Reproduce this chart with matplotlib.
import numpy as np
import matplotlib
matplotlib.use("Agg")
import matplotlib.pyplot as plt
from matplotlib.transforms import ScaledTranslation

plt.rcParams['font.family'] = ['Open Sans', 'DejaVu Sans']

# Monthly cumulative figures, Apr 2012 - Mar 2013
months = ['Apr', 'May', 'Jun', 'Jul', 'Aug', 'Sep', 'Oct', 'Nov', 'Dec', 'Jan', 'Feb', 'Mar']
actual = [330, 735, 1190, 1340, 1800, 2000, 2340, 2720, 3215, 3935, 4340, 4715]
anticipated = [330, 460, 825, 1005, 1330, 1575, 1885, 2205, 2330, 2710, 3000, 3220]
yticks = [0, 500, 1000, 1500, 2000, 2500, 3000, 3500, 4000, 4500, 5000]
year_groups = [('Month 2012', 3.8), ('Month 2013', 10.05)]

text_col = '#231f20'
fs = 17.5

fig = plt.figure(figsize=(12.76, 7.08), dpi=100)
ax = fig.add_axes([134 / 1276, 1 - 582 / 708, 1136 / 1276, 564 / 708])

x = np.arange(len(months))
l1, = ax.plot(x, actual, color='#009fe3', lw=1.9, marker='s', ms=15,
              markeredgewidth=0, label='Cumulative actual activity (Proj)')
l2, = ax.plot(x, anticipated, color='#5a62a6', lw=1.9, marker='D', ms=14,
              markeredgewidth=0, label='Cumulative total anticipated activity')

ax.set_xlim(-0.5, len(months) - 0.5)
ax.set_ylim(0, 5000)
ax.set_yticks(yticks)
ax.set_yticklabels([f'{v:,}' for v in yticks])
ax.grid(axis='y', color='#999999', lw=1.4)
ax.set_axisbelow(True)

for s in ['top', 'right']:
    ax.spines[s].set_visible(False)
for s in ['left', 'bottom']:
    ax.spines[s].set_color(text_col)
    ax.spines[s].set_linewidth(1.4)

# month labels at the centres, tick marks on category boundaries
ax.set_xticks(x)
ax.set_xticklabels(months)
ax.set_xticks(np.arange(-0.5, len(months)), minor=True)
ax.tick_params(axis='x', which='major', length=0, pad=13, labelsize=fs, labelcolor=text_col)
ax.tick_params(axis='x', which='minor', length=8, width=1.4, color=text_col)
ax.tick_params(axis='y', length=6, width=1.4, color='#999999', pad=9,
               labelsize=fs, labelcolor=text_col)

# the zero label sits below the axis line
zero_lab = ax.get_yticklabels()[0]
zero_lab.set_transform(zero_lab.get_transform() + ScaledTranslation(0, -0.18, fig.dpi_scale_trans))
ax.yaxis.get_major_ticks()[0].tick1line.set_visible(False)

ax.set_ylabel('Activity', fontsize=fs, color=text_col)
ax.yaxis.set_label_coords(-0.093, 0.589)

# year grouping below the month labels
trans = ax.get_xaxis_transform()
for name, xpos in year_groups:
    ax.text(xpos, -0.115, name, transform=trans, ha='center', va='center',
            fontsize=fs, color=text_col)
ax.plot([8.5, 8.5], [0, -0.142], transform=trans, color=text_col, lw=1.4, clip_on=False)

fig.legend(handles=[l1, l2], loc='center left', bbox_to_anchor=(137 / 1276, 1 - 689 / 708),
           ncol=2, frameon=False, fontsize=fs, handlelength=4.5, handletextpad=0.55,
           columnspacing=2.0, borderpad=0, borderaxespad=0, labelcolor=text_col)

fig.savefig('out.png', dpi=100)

==

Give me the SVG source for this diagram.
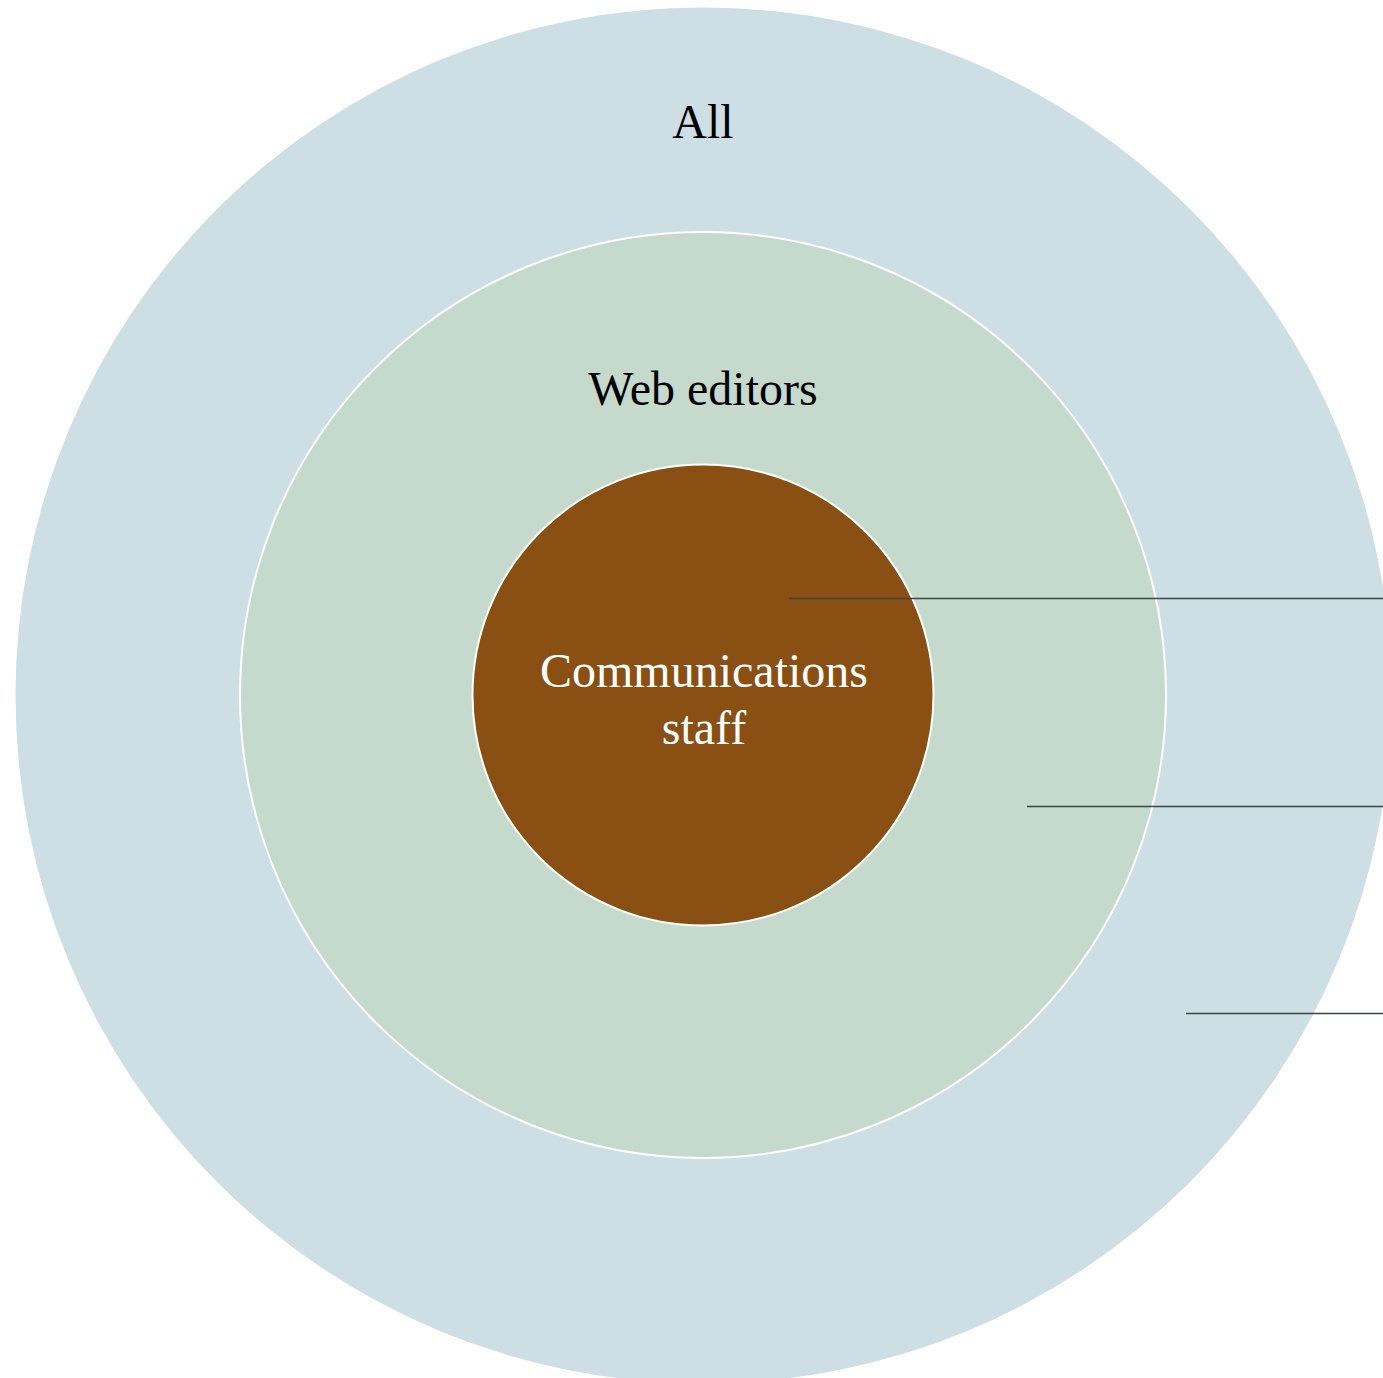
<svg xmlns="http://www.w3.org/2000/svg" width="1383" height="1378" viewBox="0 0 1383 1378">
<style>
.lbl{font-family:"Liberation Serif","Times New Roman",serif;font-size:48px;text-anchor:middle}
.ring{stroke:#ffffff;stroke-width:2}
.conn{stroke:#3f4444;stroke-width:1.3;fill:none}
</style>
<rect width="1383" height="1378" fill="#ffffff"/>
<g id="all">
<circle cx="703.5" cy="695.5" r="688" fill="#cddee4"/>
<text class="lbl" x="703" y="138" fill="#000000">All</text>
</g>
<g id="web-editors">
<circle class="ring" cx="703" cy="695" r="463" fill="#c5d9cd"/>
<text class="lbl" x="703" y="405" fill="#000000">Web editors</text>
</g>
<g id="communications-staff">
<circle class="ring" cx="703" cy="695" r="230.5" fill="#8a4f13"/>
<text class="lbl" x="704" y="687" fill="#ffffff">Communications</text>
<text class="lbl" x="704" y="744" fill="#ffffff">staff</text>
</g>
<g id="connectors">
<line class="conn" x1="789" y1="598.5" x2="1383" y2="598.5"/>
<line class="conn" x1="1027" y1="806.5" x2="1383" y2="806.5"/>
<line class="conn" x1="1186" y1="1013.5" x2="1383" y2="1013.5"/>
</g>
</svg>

WRITTEN EXERCISE |
From the entries, copy out each line containing the word "this".

EXERCISE RESPONSE |
Reproduce this chart with matplotlib.
Give me the SVG source for this diagram.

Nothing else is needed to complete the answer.